DATASET EXTRACT:
——————————

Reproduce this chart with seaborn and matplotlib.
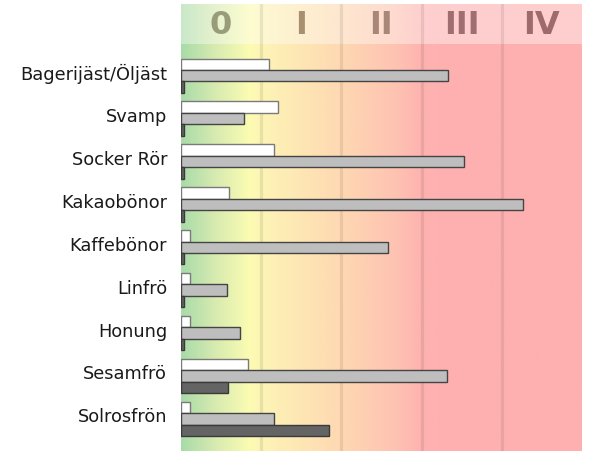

——————————

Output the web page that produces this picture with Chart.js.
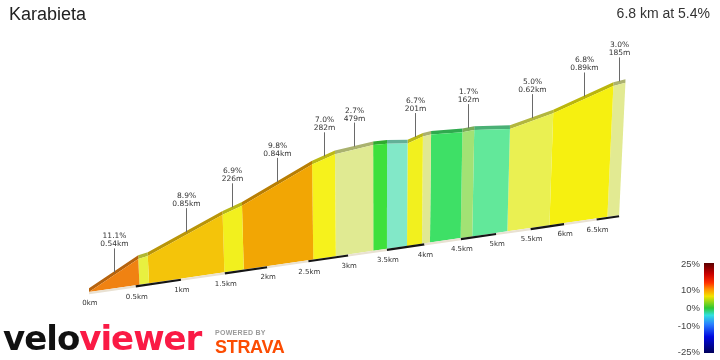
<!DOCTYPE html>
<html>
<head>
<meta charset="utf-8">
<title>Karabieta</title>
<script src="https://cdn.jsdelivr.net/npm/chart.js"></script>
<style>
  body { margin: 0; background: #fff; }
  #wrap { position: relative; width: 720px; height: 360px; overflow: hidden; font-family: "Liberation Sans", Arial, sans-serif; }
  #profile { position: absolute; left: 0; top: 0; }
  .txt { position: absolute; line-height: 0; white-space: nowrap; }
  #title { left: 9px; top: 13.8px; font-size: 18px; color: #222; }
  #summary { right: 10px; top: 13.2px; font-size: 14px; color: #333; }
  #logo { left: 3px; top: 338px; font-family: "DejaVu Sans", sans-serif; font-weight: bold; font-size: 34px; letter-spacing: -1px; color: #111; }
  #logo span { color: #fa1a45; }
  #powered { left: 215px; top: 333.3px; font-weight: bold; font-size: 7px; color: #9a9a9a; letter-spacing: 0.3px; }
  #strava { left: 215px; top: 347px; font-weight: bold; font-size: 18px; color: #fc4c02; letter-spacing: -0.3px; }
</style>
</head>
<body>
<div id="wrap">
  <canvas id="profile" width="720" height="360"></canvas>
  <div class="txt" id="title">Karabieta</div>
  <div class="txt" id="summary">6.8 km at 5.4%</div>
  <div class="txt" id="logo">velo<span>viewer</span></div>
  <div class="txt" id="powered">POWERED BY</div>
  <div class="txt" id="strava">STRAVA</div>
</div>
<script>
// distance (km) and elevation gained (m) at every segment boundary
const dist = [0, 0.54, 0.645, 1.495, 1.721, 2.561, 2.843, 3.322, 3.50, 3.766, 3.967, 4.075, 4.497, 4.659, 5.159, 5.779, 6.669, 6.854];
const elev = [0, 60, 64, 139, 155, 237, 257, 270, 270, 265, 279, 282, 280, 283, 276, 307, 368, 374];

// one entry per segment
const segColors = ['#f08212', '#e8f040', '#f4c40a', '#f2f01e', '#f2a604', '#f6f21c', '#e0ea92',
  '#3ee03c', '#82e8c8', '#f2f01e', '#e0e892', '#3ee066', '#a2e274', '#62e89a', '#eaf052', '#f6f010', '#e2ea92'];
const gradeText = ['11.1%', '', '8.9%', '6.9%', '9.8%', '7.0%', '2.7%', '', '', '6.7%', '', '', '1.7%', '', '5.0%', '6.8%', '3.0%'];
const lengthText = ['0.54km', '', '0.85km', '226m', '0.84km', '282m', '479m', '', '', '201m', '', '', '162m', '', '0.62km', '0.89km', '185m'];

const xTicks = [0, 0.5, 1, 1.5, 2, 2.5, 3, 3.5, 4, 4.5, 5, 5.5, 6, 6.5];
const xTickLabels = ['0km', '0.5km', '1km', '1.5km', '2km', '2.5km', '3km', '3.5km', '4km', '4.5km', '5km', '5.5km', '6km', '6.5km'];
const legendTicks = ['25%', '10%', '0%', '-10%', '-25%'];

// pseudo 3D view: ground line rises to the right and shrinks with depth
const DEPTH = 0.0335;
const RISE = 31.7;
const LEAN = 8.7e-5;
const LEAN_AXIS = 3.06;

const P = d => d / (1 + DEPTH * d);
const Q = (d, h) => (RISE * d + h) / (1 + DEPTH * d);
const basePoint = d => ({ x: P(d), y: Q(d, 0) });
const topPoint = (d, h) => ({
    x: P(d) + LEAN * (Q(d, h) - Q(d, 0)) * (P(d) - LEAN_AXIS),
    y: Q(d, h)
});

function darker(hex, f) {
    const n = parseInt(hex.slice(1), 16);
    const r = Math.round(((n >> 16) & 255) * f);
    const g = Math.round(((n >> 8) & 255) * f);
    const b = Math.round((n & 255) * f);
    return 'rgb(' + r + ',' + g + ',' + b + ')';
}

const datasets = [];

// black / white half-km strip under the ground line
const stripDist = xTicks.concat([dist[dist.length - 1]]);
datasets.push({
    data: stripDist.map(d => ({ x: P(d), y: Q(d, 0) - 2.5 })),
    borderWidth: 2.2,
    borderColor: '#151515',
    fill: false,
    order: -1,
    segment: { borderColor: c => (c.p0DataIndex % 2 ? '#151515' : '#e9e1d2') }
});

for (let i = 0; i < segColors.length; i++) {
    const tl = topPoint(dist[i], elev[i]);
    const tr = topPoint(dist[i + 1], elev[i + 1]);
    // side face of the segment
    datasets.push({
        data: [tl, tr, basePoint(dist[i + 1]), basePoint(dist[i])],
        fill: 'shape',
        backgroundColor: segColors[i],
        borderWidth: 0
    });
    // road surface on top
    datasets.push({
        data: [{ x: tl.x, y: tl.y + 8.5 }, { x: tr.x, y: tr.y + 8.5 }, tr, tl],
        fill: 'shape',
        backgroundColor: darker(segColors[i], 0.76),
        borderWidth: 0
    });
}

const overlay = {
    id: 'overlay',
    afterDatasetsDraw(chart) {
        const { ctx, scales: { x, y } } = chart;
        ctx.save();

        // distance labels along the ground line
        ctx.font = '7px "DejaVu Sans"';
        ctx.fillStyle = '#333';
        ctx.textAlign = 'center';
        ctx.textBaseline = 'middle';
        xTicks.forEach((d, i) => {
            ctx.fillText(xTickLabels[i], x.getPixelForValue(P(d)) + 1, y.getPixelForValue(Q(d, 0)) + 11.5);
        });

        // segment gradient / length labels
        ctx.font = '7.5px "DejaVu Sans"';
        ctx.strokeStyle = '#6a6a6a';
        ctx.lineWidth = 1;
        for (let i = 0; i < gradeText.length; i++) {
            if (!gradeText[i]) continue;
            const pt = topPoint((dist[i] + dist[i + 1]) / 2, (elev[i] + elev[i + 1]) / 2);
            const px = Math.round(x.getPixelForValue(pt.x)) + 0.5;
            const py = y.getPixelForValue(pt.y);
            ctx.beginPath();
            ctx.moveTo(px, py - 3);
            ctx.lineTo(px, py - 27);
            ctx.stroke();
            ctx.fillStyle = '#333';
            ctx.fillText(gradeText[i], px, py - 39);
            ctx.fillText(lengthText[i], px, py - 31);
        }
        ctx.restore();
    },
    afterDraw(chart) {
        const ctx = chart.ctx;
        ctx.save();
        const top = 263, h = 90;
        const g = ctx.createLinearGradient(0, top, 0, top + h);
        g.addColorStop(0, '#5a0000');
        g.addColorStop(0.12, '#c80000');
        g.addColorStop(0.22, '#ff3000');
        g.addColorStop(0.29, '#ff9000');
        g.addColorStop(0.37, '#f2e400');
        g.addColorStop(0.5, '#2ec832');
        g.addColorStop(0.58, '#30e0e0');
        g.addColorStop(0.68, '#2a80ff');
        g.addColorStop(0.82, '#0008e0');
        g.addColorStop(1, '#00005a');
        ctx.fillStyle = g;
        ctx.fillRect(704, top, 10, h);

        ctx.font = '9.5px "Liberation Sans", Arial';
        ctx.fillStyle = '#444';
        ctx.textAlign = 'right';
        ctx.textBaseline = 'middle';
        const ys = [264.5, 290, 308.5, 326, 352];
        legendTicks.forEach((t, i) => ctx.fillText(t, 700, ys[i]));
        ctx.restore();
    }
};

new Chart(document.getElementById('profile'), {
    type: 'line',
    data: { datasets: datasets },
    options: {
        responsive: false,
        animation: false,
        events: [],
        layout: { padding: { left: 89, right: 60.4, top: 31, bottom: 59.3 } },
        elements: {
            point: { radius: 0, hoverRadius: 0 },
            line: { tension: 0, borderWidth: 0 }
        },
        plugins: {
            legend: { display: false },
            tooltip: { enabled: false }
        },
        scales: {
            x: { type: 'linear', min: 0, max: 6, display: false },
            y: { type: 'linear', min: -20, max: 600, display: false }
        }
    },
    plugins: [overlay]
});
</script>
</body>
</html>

——————————

Gather all the lines that include the word "with" and copy them out.

Reproduce this chart with seaborn and matplotlib.
Output the web page that produces this picture with Chart.js.
// pseudo 3D view: ground line rises to the right and shrinks with depth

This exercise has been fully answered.